-- begin Data provided --
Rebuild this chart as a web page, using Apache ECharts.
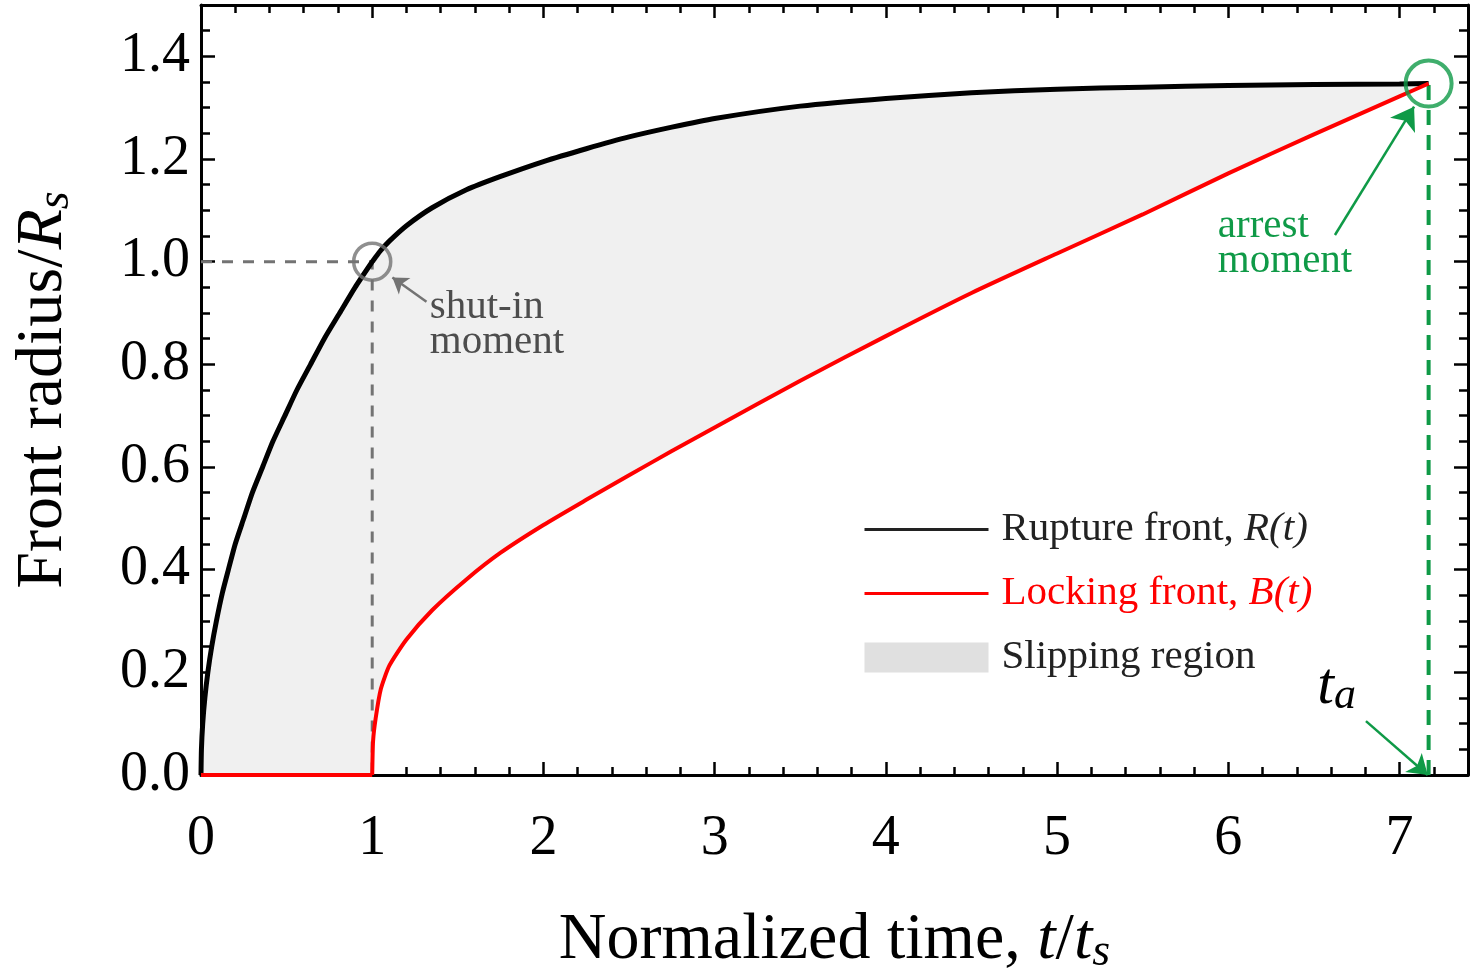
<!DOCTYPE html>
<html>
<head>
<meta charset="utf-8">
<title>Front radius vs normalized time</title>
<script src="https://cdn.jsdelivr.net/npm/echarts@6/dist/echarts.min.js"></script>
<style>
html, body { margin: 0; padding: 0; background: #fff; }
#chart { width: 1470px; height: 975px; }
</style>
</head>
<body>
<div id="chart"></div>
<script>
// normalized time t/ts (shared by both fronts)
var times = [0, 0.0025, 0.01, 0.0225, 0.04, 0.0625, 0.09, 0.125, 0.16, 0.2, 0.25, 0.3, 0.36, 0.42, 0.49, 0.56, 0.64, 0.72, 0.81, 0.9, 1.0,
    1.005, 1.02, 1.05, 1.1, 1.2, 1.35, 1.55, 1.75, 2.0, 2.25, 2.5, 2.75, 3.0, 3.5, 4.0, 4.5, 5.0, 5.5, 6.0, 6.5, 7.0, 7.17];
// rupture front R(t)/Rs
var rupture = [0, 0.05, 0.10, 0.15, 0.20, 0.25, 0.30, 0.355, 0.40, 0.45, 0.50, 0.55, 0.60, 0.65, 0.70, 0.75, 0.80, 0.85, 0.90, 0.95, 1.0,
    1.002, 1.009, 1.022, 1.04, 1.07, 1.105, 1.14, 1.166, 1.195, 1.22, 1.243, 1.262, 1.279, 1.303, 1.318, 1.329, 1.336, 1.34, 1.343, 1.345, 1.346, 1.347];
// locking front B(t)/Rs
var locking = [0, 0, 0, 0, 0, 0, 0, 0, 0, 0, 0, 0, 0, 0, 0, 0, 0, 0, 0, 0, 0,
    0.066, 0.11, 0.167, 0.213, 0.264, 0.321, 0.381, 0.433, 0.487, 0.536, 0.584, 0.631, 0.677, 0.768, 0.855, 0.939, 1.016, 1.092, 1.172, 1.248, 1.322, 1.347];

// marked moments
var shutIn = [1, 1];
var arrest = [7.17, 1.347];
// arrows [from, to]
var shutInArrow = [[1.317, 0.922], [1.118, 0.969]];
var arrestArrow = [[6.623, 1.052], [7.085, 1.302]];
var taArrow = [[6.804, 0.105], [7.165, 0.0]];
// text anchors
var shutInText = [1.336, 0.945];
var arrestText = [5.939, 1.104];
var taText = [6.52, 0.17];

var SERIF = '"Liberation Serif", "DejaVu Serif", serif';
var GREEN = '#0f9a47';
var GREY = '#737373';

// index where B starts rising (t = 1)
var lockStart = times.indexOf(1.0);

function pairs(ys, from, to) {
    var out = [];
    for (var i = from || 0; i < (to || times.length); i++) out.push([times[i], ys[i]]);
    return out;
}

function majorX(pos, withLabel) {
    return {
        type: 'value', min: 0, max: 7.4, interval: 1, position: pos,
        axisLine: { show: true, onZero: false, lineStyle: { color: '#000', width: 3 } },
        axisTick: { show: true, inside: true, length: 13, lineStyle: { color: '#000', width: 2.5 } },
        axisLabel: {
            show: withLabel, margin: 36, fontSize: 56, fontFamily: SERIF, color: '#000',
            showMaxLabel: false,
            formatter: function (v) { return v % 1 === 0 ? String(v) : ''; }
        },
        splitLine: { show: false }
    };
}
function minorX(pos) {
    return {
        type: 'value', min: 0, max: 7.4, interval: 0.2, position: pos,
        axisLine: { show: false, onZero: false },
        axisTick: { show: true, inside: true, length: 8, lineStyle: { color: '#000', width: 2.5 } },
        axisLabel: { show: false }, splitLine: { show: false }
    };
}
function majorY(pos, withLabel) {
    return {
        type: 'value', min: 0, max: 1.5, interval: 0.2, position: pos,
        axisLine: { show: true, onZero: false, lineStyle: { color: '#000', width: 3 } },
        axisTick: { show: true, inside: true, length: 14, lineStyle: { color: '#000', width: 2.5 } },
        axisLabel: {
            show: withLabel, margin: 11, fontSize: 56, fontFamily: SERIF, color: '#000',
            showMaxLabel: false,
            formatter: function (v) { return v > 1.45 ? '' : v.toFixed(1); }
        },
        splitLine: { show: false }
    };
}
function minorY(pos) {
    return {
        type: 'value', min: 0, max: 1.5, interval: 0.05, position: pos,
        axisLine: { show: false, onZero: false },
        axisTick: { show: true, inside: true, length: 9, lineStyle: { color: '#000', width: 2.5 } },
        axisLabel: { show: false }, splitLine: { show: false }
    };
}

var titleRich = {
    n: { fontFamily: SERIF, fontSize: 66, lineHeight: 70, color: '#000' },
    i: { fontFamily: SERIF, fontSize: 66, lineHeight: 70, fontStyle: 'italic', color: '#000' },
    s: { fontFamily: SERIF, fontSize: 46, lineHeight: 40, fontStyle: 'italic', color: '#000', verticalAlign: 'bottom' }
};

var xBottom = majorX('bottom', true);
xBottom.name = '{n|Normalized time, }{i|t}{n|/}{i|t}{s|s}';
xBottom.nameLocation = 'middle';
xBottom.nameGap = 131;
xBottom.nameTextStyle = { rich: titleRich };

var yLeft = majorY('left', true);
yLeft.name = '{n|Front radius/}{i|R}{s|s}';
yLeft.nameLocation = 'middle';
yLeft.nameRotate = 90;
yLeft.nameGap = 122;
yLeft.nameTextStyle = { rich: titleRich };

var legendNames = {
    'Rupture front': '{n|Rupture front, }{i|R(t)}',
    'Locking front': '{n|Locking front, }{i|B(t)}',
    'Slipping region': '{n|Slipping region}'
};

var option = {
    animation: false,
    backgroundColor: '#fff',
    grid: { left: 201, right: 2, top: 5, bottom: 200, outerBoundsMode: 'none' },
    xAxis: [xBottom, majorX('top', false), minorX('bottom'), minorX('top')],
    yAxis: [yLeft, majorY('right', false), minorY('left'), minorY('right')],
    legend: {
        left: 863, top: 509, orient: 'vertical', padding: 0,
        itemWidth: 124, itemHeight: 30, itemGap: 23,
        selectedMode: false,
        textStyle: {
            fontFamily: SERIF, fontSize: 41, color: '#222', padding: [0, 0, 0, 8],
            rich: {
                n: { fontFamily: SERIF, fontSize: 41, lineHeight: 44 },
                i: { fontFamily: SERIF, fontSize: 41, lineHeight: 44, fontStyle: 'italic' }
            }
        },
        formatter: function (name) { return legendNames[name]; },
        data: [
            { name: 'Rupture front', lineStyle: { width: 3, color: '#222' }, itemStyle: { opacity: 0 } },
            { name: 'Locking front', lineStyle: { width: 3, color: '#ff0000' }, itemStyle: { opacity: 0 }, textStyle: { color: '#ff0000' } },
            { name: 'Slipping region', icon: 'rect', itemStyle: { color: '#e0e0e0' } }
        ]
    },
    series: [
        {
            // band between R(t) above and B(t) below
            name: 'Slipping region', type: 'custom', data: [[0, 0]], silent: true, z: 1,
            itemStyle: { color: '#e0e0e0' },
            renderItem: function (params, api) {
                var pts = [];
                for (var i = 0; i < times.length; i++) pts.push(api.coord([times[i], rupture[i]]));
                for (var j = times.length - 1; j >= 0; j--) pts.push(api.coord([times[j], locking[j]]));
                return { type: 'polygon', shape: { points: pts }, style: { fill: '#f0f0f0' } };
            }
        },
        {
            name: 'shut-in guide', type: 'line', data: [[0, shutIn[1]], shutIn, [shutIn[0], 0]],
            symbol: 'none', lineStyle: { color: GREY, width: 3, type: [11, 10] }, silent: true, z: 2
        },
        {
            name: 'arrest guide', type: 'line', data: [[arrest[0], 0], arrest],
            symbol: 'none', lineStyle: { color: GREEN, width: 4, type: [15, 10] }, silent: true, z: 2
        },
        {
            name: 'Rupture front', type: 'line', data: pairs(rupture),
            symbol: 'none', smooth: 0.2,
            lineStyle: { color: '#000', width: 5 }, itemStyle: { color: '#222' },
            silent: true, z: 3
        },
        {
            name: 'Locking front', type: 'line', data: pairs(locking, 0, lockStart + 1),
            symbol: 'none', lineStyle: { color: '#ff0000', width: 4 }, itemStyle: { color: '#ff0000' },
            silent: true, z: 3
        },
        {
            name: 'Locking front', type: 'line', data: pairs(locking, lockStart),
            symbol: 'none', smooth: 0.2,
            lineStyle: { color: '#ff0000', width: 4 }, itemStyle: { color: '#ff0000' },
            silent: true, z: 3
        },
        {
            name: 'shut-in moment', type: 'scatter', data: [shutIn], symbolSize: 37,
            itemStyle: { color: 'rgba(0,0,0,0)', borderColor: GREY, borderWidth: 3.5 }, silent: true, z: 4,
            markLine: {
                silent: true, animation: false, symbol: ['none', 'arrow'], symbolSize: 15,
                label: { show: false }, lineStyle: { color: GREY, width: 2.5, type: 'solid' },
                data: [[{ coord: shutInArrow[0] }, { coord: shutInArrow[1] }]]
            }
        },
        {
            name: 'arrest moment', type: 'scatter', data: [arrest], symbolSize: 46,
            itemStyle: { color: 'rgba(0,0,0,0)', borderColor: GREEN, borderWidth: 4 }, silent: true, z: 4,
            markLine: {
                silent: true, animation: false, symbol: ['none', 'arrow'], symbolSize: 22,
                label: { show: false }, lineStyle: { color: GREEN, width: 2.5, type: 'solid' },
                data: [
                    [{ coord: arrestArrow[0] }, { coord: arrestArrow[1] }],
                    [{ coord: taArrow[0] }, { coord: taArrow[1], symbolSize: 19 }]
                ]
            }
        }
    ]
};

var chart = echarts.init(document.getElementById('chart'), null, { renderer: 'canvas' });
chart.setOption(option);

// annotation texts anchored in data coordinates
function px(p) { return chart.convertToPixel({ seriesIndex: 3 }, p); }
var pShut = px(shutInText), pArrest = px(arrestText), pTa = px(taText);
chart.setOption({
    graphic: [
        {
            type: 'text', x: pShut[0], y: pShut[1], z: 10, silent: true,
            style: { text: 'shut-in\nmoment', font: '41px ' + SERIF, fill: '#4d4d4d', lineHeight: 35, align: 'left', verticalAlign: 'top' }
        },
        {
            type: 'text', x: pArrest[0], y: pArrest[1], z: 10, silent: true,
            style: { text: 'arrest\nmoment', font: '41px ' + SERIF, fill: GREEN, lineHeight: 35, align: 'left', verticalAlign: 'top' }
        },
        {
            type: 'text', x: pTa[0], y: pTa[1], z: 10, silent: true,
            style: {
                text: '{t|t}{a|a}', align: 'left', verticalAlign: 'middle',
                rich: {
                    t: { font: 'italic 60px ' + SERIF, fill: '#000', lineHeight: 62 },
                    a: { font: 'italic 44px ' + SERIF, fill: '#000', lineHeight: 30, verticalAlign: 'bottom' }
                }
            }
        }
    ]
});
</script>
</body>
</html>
-- end Data provided --
* Instructions for the task
Exactly reproduce the run of lines from the start of the listing through the line with "var lockStart = times.indexOf(1.0);", inclusive; pictures are not copied.

* Solution
Rebuild this chart as a web page, using Apache ECharts.
<!DOCTYPE html>
<html>
<head>
<meta charset="utf-8">
<title>Front radius vs normalized time</title>
<script src="https://cdn.jsdelivr.net/npm/echarts@6/dist/echarts.min.js"></script>
<style>
html, body { margin: 0; padding: 0; background: #fff; }
#chart { width: 1470px; height: 975px; }
</style>
</head>
<body>
<div id="chart"></div>
<script>
// normalized time t/ts (shared by both fronts)
var times = [0, 0.0025, 0.01, 0.0225, 0.04, 0.0625, 0.09, 0.125, 0.16, 0.2, 0.25, 0.3, 0.36, 0.42, 0.49, 0.56, 0.64, 0.72, 0.81, 0.9, 1.0,
    1.005, 1.02, 1.05, 1.1, 1.2, 1.35, 1.55, 1.75, 2.0, 2.25, 2.5, 2.75, 3.0, 3.5, 4.0, 4.5, 5.0, 5.5, 6.0, 6.5, 7.0, 7.17];
// rupture front R(t)/Rs
var rupture = [0, 0.05, 0.10, 0.15, 0.20, 0.25, 0.30, 0.355, 0.40, 0.45, 0.50, 0.55, 0.60, 0.65, 0.70, 0.75, 0.80, 0.85, 0.90, 0.95, 1.0,
    1.002, 1.009, 1.022, 1.04, 1.07, 1.105, 1.14, 1.166, 1.195, 1.22, 1.243, 1.262, 1.279, 1.303, 1.318, 1.329, 1.336, 1.34, 1.343, 1.345, 1.346, 1.347];
// locking front B(t)/Rs
var locking = [0, 0, 0, 0, 0, 0, 0, 0, 0, 0, 0, 0, 0, 0, 0, 0, 0, 0, 0, 0, 0,
    0.066, 0.11, 0.167, 0.213, 0.264, 0.321, 0.381, 0.433, 0.487, 0.536, 0.584, 0.631, 0.677, 0.768, 0.855, 0.939, 1.016, 1.092, 1.172, 1.248, 1.322, 1.347];

// marked moments
var shutIn = [1, 1];
var arrest = [7.17, 1.347];
// arrows [from, to]
var shutInArrow = [[1.317, 0.922], [1.118, 0.969]];
var arrestArrow = [[6.623, 1.052], [7.085, 1.302]];
var taArrow = [[6.804, 0.105], [7.165, 0.0]];
// text anchors
var shutInText = [1.336, 0.945];
var arrestText = [5.939, 1.104];
var taText = [6.52, 0.17];

var SERIF = '"Liberation Serif", "DejaVu Serif", serif';
var GREEN = '#0f9a47';
var GREY = '#737373';

// index where B starts rising (t = 1)
var lockStart = times.indexOf(1.0);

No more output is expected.